- _REQUIREMENT_
Write out every line below that includes the word "this".

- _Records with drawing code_
┄┄┄┄┄┄┄┄┄┄
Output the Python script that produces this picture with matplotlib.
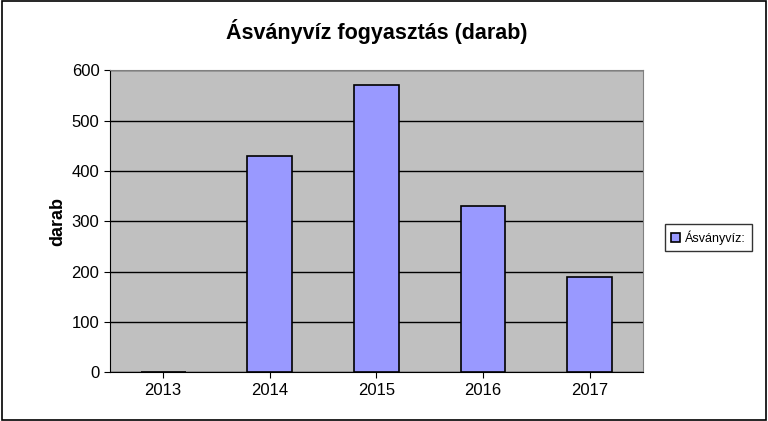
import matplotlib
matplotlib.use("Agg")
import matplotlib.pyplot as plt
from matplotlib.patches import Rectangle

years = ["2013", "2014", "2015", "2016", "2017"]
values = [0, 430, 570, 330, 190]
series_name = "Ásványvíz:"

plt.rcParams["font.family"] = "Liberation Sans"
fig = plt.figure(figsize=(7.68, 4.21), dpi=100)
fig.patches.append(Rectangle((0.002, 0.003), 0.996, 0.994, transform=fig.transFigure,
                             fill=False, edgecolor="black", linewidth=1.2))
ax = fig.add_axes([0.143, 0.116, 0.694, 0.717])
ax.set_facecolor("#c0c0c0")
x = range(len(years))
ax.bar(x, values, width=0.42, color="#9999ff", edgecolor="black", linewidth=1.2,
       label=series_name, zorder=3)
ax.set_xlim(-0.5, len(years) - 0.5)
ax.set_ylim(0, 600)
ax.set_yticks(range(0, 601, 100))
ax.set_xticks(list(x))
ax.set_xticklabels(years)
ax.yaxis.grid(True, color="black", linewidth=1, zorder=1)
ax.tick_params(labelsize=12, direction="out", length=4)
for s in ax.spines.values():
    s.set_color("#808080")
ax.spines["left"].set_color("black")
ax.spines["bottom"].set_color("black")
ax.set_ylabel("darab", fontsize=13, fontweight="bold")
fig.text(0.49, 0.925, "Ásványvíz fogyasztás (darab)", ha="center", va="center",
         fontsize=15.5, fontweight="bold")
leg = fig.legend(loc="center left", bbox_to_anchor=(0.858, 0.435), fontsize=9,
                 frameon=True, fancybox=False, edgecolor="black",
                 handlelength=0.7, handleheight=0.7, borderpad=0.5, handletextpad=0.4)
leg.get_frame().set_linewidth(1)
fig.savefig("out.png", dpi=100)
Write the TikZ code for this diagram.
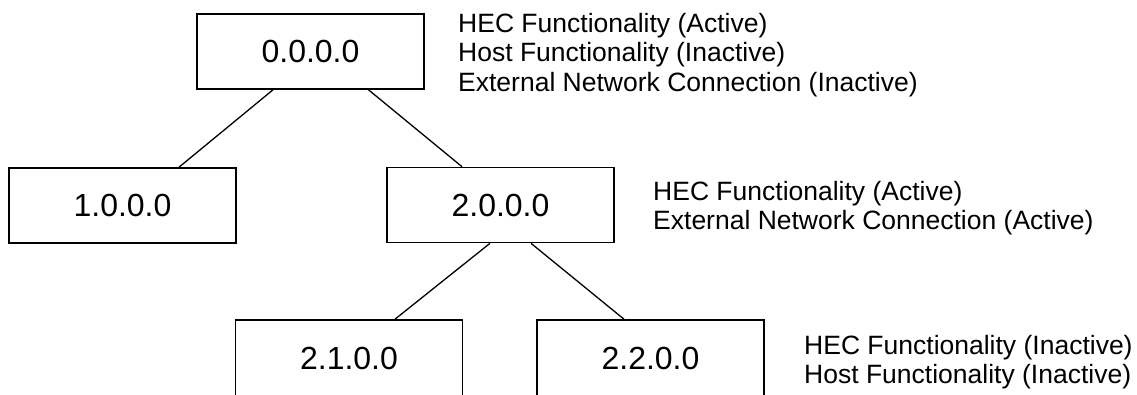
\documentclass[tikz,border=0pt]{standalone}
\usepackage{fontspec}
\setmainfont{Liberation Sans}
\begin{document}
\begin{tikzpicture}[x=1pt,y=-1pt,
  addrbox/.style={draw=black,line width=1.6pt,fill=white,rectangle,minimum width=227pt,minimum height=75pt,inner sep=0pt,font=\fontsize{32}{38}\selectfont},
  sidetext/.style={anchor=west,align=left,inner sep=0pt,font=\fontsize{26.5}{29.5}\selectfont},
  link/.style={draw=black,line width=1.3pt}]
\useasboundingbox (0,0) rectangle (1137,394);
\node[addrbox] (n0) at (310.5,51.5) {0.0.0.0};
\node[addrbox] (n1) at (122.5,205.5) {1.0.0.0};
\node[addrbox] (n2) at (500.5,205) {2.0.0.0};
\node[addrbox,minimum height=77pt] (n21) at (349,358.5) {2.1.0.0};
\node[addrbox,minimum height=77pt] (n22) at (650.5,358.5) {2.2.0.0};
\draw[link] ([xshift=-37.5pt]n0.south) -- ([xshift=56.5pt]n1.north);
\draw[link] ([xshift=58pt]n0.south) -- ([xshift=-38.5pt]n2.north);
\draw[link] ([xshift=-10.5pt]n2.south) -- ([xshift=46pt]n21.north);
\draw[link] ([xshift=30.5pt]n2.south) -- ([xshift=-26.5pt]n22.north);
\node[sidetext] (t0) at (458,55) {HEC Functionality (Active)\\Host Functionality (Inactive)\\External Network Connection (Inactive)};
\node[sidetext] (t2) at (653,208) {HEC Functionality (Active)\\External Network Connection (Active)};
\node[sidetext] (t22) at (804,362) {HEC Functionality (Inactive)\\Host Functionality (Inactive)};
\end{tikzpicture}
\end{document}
┄┄┄┄┄┄┄┄┄┄
- _RESULT OF THE EXERCISE_
Output the Python script that produces this picture with matplotlib.
Write the TikZ code for this diagram.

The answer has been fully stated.